The increasingly popular bee hotel is a home that is made for solitary bees, which include Leafcutter and Mason bees, and are those that live on their own rather than in colonies, make up about 90% of UK bee species, and are very important pollinators. With the loss of 97% of wildflower meadows since the Second World War, along with other factors such as pesticides and intensive farming practices, solitary bees are now heavily under threat, with less suitable habitat currently available to them.
One way we can help, is to produce nesting sites in the form of bee hotels. These structures are made up of a frame filled with tubes mimicking the natural cavities solitary bees use to nest in, which are typically tunnels in dead wood or hard soil. From spring to summer, different species will build inside these tubes, lay their eggs, add a supply of nectar and pollen, and block up the entrance. The eggs will then hatch, feed, and pupate, before emerging the following spring.

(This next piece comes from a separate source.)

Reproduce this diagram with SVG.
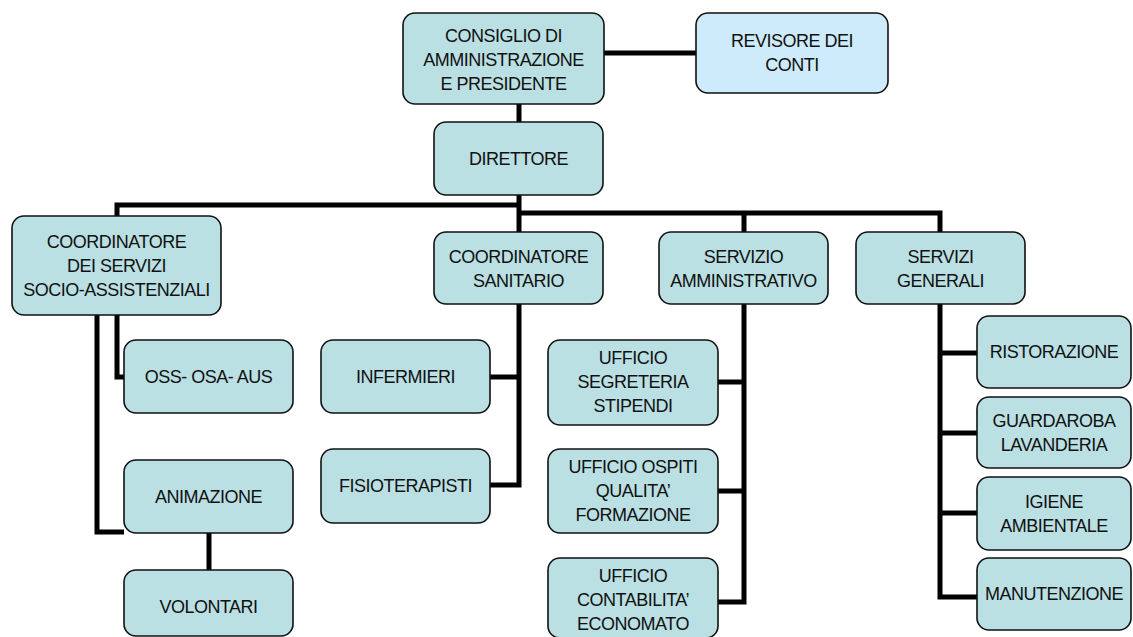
<svg xmlns="http://www.w3.org/2000/svg" width="1133" height="637" viewBox="0 0 1133 637">
<style>
.b{fill:#BAE0E3;stroke:#111;stroke-width:1.6}
.r{fill:#CDEBFA;stroke:#111;stroke-width:1.6}
text{font-family:"Liberation Sans",Arial,sans-serif;font-size:18px;fill:#111;text-anchor:middle;letter-spacing:-0.5px}
.c{fill:none;stroke:#000;stroke-width:5;stroke-linejoin:miter}
</style>
<rect width="1133" height="637" fill="#fff"/>
<g id="connectors" class="c">
<path d="M604,53H696"/>
<path d="M519,104V122"/>
<path d="M519,195V232"/>
<path d="M519,205H117V216"/>
<path d="M519,213H940V232"/>
<path d="M744,213V232"/>
<path d="M117,315V377H124"/>
<path d="M97,315V532H124"/>
<path d="M209,533V570"/>
<path d="M519,304V485H490"/>
<path d="M490,377H519"/>
<path d="M744,304V602H718"/>
<path d="M718,382H744"/>
<path d="M718,491H744"/>
<path d="M940,304V597H977"/>
<path d="M940,353H977"/>
<path d="M940,433H977"/>
<path d="M940,513H977"/>
</g>
<g id="consiglio"><rect class="b" x="403" y="13" width="201" height="91" rx="12"/><text x="503.5" y="42">CONSIGLIO DI</text><text x="503.5" y="66">AMMINISTRAZIONE</text><text x="503.5" y="90">E PRESIDENTE</text></g>
<g id="revisore"><rect class="r" x="696" y="13" width="192" height="80" rx="12"/><text x="792" y="47">REVISORE DEI</text><text x="792" y="71">CONTI</text></g>
<g id="direttore"><rect class="b" x="434" y="122" width="169" height="73" rx="12"/><text x="518.5" y="165">DIRETTORE</text></g>
<g id="coord-ssa"><rect class="b" x="12" y="216" width="209" height="99" rx="12"/><text x="116.5" y="248">COORDINATORE</text><text x="116.5" y="272">DEI SERVIZI</text><text x="116.5" y="296">SOCIO-ASSISTENZIALI</text></g>
<g id="coord-san"><rect class="b" x="434" y="232" width="169" height="72" rx="12"/><text x="518.5" y="263">COORDINATORE</text><text x="518.5" y="287">SANITARIO</text></g>
<g id="serv-amm"><rect class="b" x="659" y="232" width="169" height="72" rx="12"/><text x="743.5" y="263">SERVIZIO</text><text x="743.5" y="287">AMMINISTRATIVO</text></g>
<g id="serv-gen"><rect class="b" x="856" y="232" width="169" height="72" rx="12"/><text x="940.5" y="263">SERVIZI</text><text x="940.5" y="287">GENERALI</text></g>
<g id="oss"><rect class="b" x="124" y="340" width="169" height="73" rx="12"/><text x="208.5" y="383">OSS- OSA- AUS</text></g>
<g id="animazione"><rect class="b" x="124" y="460" width="169" height="73" rx="12"/><text x="208.5" y="503">ANIMAZIONE</text></g>
<g id="volontari"><rect class="b" x="124" y="570" width="169" height="66" rx="12"/><text x="208.5" y="613">VOLONTARI</text></g>
<g id="infermieri"><rect class="b" x="321" y="340" width="169" height="73" rx="12"/><text x="405.5" y="383">INFERMIERI</text></g>
<g id="fisioterapisti"><rect class="b" x="321" y="449" width="169" height="74" rx="12"/><text x="405.5" y="492">FISIOTERAPISTI</text></g>
<g id="uff-segreteria"><rect class="b" x="548" y="340" width="170" height="85" rx="12"/><text x="633" y="364">UFFICIO</text><text x="633" y="388">SEGRETERIA</text><text x="633" y="412">STIPENDI</text></g>
<g id="uff-ospiti"><rect class="b" x="548" y="449" width="170" height="84" rx="12"/><text x="633" y="473">UFFICIO OSPITI</text><text x="633" y="497">QUALITA’</text><text x="633" y="521">FORMAZIONE</text></g>
<g id="uff-contabilita"><rect class="b" x="548" y="558" width="170" height="80" rx="12"/><text x="633" y="582">UFFICIO</text><text x="633" y="606">CONTABILITA’</text><text x="633" y="630">ECONOMATO</text></g>
<g id="ristorazione"><rect class="b" x="977" y="316" width="154" height="72" rx="12"/><text x="1054" y="358">RISTORAZIONE</text></g>
<g id="guardaroba"><rect class="b" x="977" y="397" width="154" height="71" rx="12"/><text x="1054" y="427">GUARDAROBA</text><text x="1054" y="451">LAVANDERIA</text></g>
<g id="igiene"><rect class="b" x="977" y="477" width="154" height="73" rx="12"/><text x="1054" y="508">IGIENE</text><text x="1054" y="532">AMBIENTALE</text></g>
<g id="manutenzione"><rect class="b" x="977" y="558" width="154" height="72" rx="12"/><text x="1054" y="600">MANUTENZIONE</text></g>
</svg>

Though spring is the best time to make and put up a bee hotel, you can make one anytime you wish. There are also no set rules on how to make or use a bee hotel, as they are a relatively new phenomenon and advice on them is changing all the time. For now though, here’s some guidance I can give to help you make your very own bee hotel. They can take some time to make, but are very rewarding, and are also a great activity to currently do as part of your 30 Days Wild challenge!
How to make a bee hotel
Examples of considerations include:
- Simple or aesthetically pleasing and complex design?
- Vertical or horizontal?
- Sloped or flat, overhanging roof?
- For your garden or a small space e.g. a window sill?
- Use only recycled and reclaimed resources?
Always think of the bees when making your decisions though!
What you need:
- Offcuts of planks of untreated wood, about 1.5cm thick
- Tape measure and pencil
- Hammer and nails
- Sand paper
- Tubes varying in size from about 2-12mm, with a length of at least 10mm, though ideally about 16mm. For example: bamboo canes, hollow plant stems such as sunflower stems, or bespoke bee tubes
- Chunks of untreated hardwood or logs
- Bits to hang up the bee hotel e.g. T bracket, screws, screw driver, Rawlplug wall plugs
Step by step guide:
- Decide on your bee hotel design. Bear in mind, that smaller is better to be able to easily move the bee hotel around and to encourage bees to nest at lower densities
- Use a tape measure and pencil to mark out the pieces of wood you need; the most simple designs have 5 pieces. Then use a saw to cut your wood, and sand paper to sand down any rough or uneven edges
- Use a hammer and as many nails as you need, to create the frame of your bee hotel
- Cut your chosen tubes to the right length to fit into the frame of your bee hotel, and sand paper off any rough ends. By using several different sizes of tubes, you increase the chance of attracting a wider range of bee species, due to variation in their preference for nest tunnel size. You can also drill holes into chunks of untreated hardwood or logs to create some more variety in your bee hotel
- Carefully build up your frame with your tubes and drilled wood, until it is filled. I suggest lying your bee hotel on a tilted surface to make this easier to do
- Decide on a suitable location for your bee hotel. It is important to place it in full sunlight, for example facing south or south-east, at least 1 metre above the ground, and not covered by vegetation
- Hang your bee hotel up. For mine I used a t bracket, screws, screw driver, drill and rawlplug wall plugs to attach it to the south side of my house
- Then wait for the bees to come to you!
- The smaller the bee hotel is, the more effective it will be!
- Create an overhang to give the bee hotel tubes some better protection from the rain
- Every autumn take down your bee hotel and store it in a cool and dry location, to reduce risks such as of fungal infections
- For best results, clean the bee hotel out every year, including removing, cleaning and preparing any pupae for release the following year
The bee hotel I made is far from perfect, but I hope it gives you some inspiration to help make yourself an even better bee hotel!